Turning to the SILOs, the Tax Court said that in three of the four test SILOs, Hancock acquired only a future interest in the leased assets after the leases end. Hancock had little risk during the lease term because the lessees had defeased the rent even though this was not required by the documents, and Hancock was not directly a party to the defeasance arrangements. Although Hancock had no present interest in the assets, it acquired at least a future interest because the lessees seemed more likely to enter into service contracts to buy the output at the end of the lease terms rather than buy the assets.

Hancock said the Tax Court’s approach threatens all leveraged lease transactions. The court disagreed. It said the lessor in a typical lease has credit risk that the lessee will default on rent during the lease term. Hancock had no such risk because of defeasance. There are two types of defeasance: “legal defeasance” where the bank into which the lessee deposits money to pay future rent assumes the legal obligation to pay rent and the lessee is released, and “in-substance defeasance” where the lessee remains legally obligated. The distinction made no difference in this case.

One of the SILOs did not involve any defeasance, but the court felt the purchase option in that transaction was reasonably likely to be exercised. The court said Hancock had basically made a loan to the lessee in that case.

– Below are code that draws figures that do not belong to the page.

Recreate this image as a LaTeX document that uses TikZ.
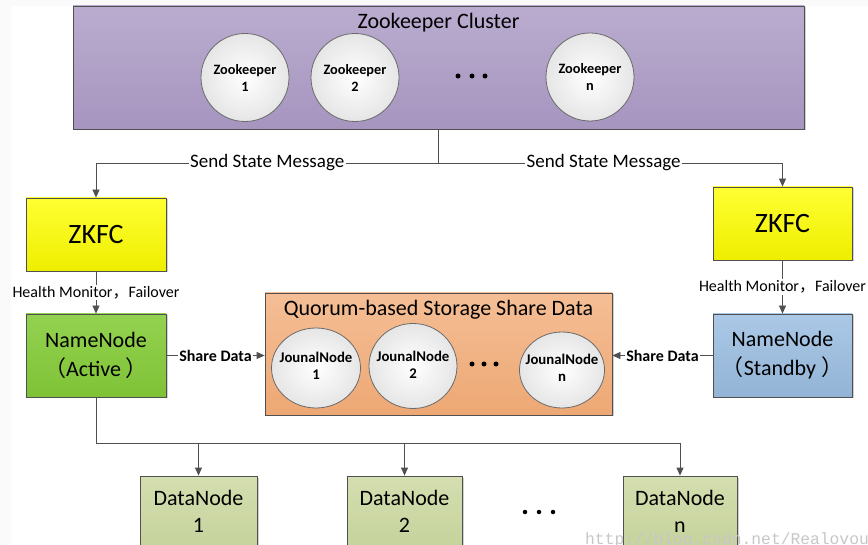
\documentclass[tikz,border=0pt]{standalone}
\usepackage{fontspec}
\setmainfont{Carlito}
\newfontfamily\cjk{Noto Sans CJK SC}
\newfontfamily\wmfont{Liberation Mono}
\usetikzlibrary{shapes.geometric,arrows.meta,shadows}
\definecolor{edge}{HTML}{505050}
\definecolor{clusterTop}{HTML}{BAACCF}
\definecolor{clusterBot}{HTML}{A695BF}
\definecolor{zkfcTop}{HTML}{FFFF33}
\definecolor{zkfcBot}{HTML}{EEEE00}
\definecolor{actTop}{HTML}{93D250}
\definecolor{actBot}{HTML}{7FC236}
\definecolor{qTop}{HTML}{F5BE95}
\definecolor{qBot}{HTML}{EDA874}
\definecolor{sbyTop}{HTML}{ABC8E6}
\definecolor{sbyBot}{HTML}{93B4D6}
\definecolor{dnTop}{HTML}{D4DEB0}
\definecolor{dnBot}{HTML}{C6D39C}
\begin{document}
\begin{tikzpicture}[x=1pt,y=-1pt,
  box/.style={draw=edge, line width=0.8pt, rectangle, inner sep=0pt, align=center,
    drop shadow={shadow xshift=1.5pt, shadow yshift=-1.5pt, fill=black, opacity=0.18}},
  zkcirc/.style={circle, draw=edge!85, line width=0.8pt, minimum size=88pt, inner sep=0pt,
    inner color=white, outer color=black!10},
  jcirc/.style={ellipse, draw=edge!85, line width=0.8pt, inner sep=0pt,
    inner color=white, outer color=black!10},
  circtext/.style={align=center, inner sep=0pt, font=\bfseries\fontsize{14.3}{17}\selectfont},
  jtext/.style={align=center, inner sep=0pt, font=\bfseries\fontsize{14.8}{17.5}\selectfont},
  line/.style={draw=edge, line width=0.8pt},
  arr/.style={draw=edge, line width=0.8pt, -{Triangle[width=7pt,length=8pt]}},
  msg/.style={fill=white, inner sep=1.5pt, font=\fontsize{19}{22}\selectfont},
  health/.style={fill=white, inner sep=1.5pt, font=\fontsize{16}{19}\selectfont},
  share/.style={fill=white, inner sep=1pt, font=\bfseries\fontsize{16}{19}\selectfont},
  dot/.style={circle, fill=black, inner sep=0pt, minimum size=5pt}
]
\clip (0,0) rectangle (868,545);
\fill[black!2] (0,0) rectangle (868,545);
\fill[white] (11,6) rectangle (868,545);

% Zookeeper cluster
\node[box, minimum width=731pt, minimum height=123pt, top color=clusterTop, bottom color=clusterBot] (cluster) at (438.5,67.5) {};
\node[font=\fontsize{22}{26}\selectfont, inner sep=0pt] (clustertitle) at (438.5,23) {Zookeeper Cluster};
\node[zkcirc] (zk1) at (245,77.5) {};
\node[circtext] (zk1t) at (zk1) {Zookeeper\\1};
\node[zkcirc] (zk2) at (355,77.5) {};
\node[circtext] (zk2t) at (zk2) {Zookeeper\\2};
\node[zkcirc] (zkn) at (590,77) {};
\node[circtext] (zknt) at (zkn) {Zookeeper\\n};
\node[dot] (zkd1) at (458,76) {};
\node[dot] (zkd2) at (472,76) {};
\node[dot] (zkd3) at (485,76) {};

% ZKFC
\node[box, minimum width=140pt, minimum height=73pt, top color=zkfcTop, bottom color=zkfcBot,
  font=\fontsize{28}{32}\selectfont] (zkfcL) at (96,234.5) {ZKFC};
\node[box, minimum width=139pt, minimum height=73pt, top color=zkfcTop, bottom color=zkfcBot,
  font=\fontsize{28}{32}\selectfont] (zkfcR) at (782.5,223.5) {ZKFC};

% NameNodes
\node[box, minimum width=140pt, minimum height=83pt, top color=actTop, bottom color=actBot,
  font=\fontsize{22}{29}\selectfont] (nnA) at (96,355.5) {NameNode\\{\cjk （}Active {\cjk ）}};
\node[box, minimum width=139pt, minimum height=83pt, top color=sbyTop, bottom color=sbyBot,
  font=\fontsize{22}{29}\selectfont] (nnS) at (782.5,355.5) {NameNode\\{\cjk （}Standby {\cjk ）}};

% Quorum storage
\node[box, minimum width=347pt, minimum height=122pt, top color=qTop, bottom color=qBot] (qjm) at (438.5,354) {};
\node[font=\fontsize{22}{26}\selectfont, inner sep=0pt] (qjmtitle) at (438.5,310) {Quorum-based Storage Share Data};
\node[jcirc, minimum width=89pt, minimum height=80pt] (jn1) at (316,368) {};
\node[jtext] (jn1t) at (316,366) {JounalNode\\1};
\node[jcirc, minimum width=88pt, minimum height=85pt] (jn2) at (413,366) {};
\node[jtext] (jn2t) at (413,365) {JounalNode\\2};
\node[jcirc, minimum width=85pt, minimum height=76pt] (jnn) at (562,370) {};
\node[jtext] (jnnt) at (562,368) {JounalNode\\n};
\node[dot] (jd1) at (472,364) {};
\node[dot] (jd2) at (484,364) {};
\node[dot] (jd3) at (496,364) {};

% DataNodes
\node[box, minimum width=117pt, minimum height=71pt, top color=dnTop, bottom color=dnBot,
  font=\fontsize{22}{27}\selectfont] (dn1) at (198.5,511.5) {DataNode\\1};
\node[box, minimum width=115pt, minimum height=71pt, top color=dnTop, bottom color=dnBot,
  font=\fontsize{22}{27}\selectfont] (dn2) at (404.5,511.5) {DataNode\\2};
\node[box, minimum width=114pt, minimum height=71pt, top color=dnTop, bottom color=dnBot,
  font=\fontsize{22}{27}\selectfont] (dnn) at (680,511.5) {DataNode\\n};
\node[dot, minimum size=4.5pt] (dd1) at (525,512) {};
\node[dot, minimum size=4.5pt] (dd2) at (539,512) {};
\node[dot, minimum size=4.5pt] (dd3) at (553,512) {};

% Connectors
\coordinate (fork) at (438.5,163);
\draw[line] (cluster.south) -- (fork);
\draw[arr] (fork) -| node[msg, pos=0.25] {Send State Message} (zkfcL.north);
\draw[arr] (fork) -| node[msg, pos=0.24] {Send State Message} (zkfcR.north);

\draw[arr] (zkfcL.south) -- node[health] {Health Monitor{\cjk ，}Failover} (nnA.north);
\draw[arr] (zkfcR.south) -- node[health] {Health Monitor{\cjk ，}Failover} (nnS.north);

\draw[arr] (nnA.east) -- node[share] {Share Data} (nnA.east -| qjm.west);
\draw[arr] (nnS.west) -- node[share] {Share Data} (nnS.west -| qjm.east);

\coordinate (bus) at (96,443);
\draw[line] (nnA.south) -- (bus) -- (bus -| dnn.north);
\draw[arr] (bus -| dn1.north) -- (dn1.north);
\draw[arr] (bus -| dn2.north) -- (dn2.north);
\draw[arr] (bus -| dnn.north) -- (dnn.north);

% watermark
\node[anchor=base west, inner sep=0pt, text=black!22, font=\wmfont\fontsize{16.3}{18}\selectfont] (wm) at (585,544) {http://blog.csdn.net/Realovou};
\end{tikzpicture}
\end{document}
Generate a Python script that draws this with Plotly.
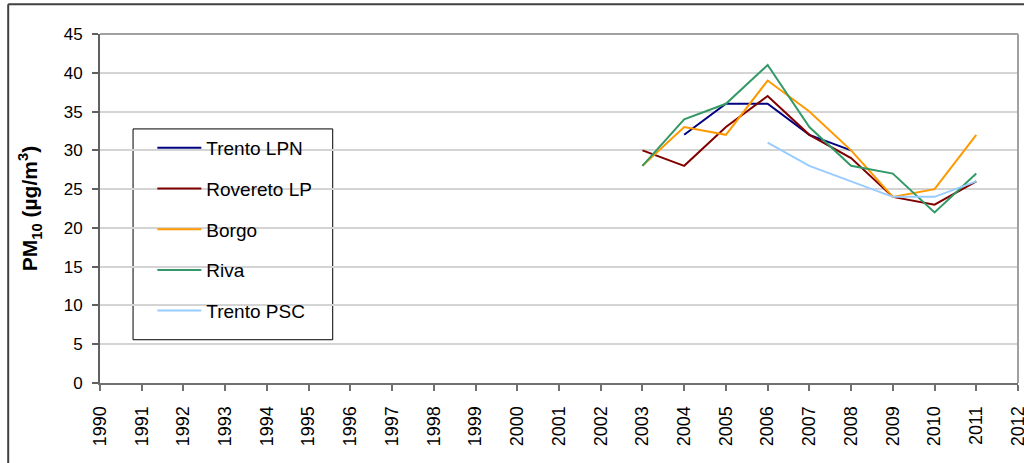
import plotly.graph_objects as go

# Annual mean PM10 concentrations by monitoring station
years = [2003, 2004, 2005, 2006, 2007, 2008, 2009, 2010, 2011]
trento_lpn = [None, 32, 36, 36, 32, 30, None, None, None]
rovereto_lp = [30, 28, 33, 37, 32, 29, 24, 23, 26]
borgo = [28, 33, 32, 39, 35, 30, 24, 25, 32]
riva = [28, 34, 36, 41, 33, 28, 27, 22, 27]
trento_psc = [None, None, None, 31, 28, 26, 24, 24, 26]

series = [
    ("Trento LPN", trento_lpn, "#000080"),
    ("Rovereto LP", rovereto_lp, "#800000"),
    ("Borgo", borgo, "#FF9900"),
    ("Riva", riva, "#339966"),
    ("Trento PSC", trento_psc, "#99CCFF"),
]

x_ticks = list(range(1990, 2013))
y_ticks = list(range(0, 46, 5))

fig = go.Figure()
for i, (name, vals, color) in enumerate(series):
    fig.add_trace(go.Scatter(
        x=years, y=vals, name=name, mode="lines",
        line=dict(color=color, width=2),
        connectgaps=False, legendgroup=f"g{i}",
    ))

font_family = "Arial, Liberation Sans, sans-serif"

fig.update_layout(
    width=1024, height=463,
    margin=dict(l=100, r=6, t=34, b=80),
    paper_bgcolor="white", plot_bgcolor="white",
    font=dict(family=font_family, size=17, color="black"),
    showlegend=True,
    legend=dict(
        x=0.057, y=0.728, xanchor="left", yanchor="top",
        bgcolor="rgba(0,0,0,0)", borderwidth=0,
        font=dict(size=19), traceorder="grouped", tracegroupgap=13,
        itemwidth=44,
    ),
    xaxis=dict(
        range=[1990, 2012], tickmode="array", tickvals=x_ticks,
        ticktext=[str(v) for v in x_ticks], tickangle=-90,
        ticks="outside", ticklen=6, tickcolor="#707070", tickwidth=1.5,
        showline=True, linecolor="#707070", linewidth=2,
        showgrid=False, zeroline=False, mirror=False,
        tickfont=dict(size=18), ticklabelstandoff=8,
        ticklabeloverflow="allow", automargin=False,
    ),
    yaxis=dict(
        range=[0, 45], tickmode="array", tickvals=y_ticks,
        ticks="outside", ticklen=6, tickcolor="#606060", tickwidth=1.5,
        showline=True, linecolor="#606060", linewidth=2,
        showgrid=True, gridcolor="#D4D4D4", gridwidth=1.5,
        zeroline=False, tickfont=dict(size=17), ticklabelstandoff=6,
        automargin=False,
        title=dict(text="<b>PM<sub>10</sub> (µg/m<sup>3</sup>)</b>",
                   font=dict(size=21), standoff=20),
    ),
    shapes=[
        # legend frame, drawn above the grid but below the data lines
        dict(type="rect", xref="paper", yref="paper",
             x0=0.036, x1=0.2535, y0=0.124, y1=0.728, layer="between",
             fillcolor="white", line=dict(color="black", width=1)),
        # plot area top and right edges
        dict(type="line", xref="paper", yref="paper", x0=0, x1=1, y0=1, y1=1,
             line=dict(color="#A0A0A0", width=2)),
        dict(type="line", xref="paper", yref="paper", x0=1, x1=1, y0=0, y1=1,
             line=dict(color="#A0A0A0", width=2)),
        # outer chart frame (top and left)
        dict(type="line", xref="paper", yref="paper", x0=-0.1, x1=1.01,
             y0=1.085, y1=1.085, line=dict(color="#404040", width=2)),
        dict(type="line", xref="paper", yref="paper", x0=-0.1, x1=-0.1,
             y0=-0.3, y1=1.085, line=dict(color="#404040", width=2)),
    ],
)

fig.write_html("out.html")
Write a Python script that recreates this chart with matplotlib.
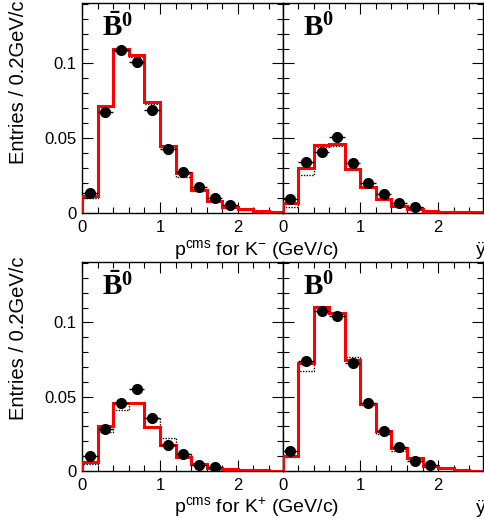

Assuming exercise of the purchase option, Hancock had a predetermined return without regard to the asset value and no upside potential or downside risk tied to ownership.

On the positive side, the court rejected an IRS claim that the transactions lacked economic substance. Courts deny tax benefits in transactions that are entered into solely for tax reasons without any real business purpose or expectation of a return beyond the tax benefits. Congress has since written this requirement into the US tax code. The Hancock transactions preceded codification.

Hancock said it expected a pre-tax return in the LILOs of 2.54% to 4.33% if the purchase options were not exercised, and 2.83% to 3.43% if exercised. A government witness argued that Hancock has a pre-tax loss on the deals if the calculations are done correctly using present-value concepts. The court agreed the numbers should have been discounted, but was not persuaded by the government’s calculations. It also said Hancock had a clear business purpose: the need to fulfill its insurance policy and annuity obligations contributed significantly to its investment decisions.

The court called the LILOs and one of the four SILOs mere “financial arrangements” and recast them basically as loans by Hancock to the counterparties. In so doing, it not only denied the tax benefits Hancock claimed, but also required it to report the difference in what it paid and what it was expecting back as original issue discount over the life of the “loans.”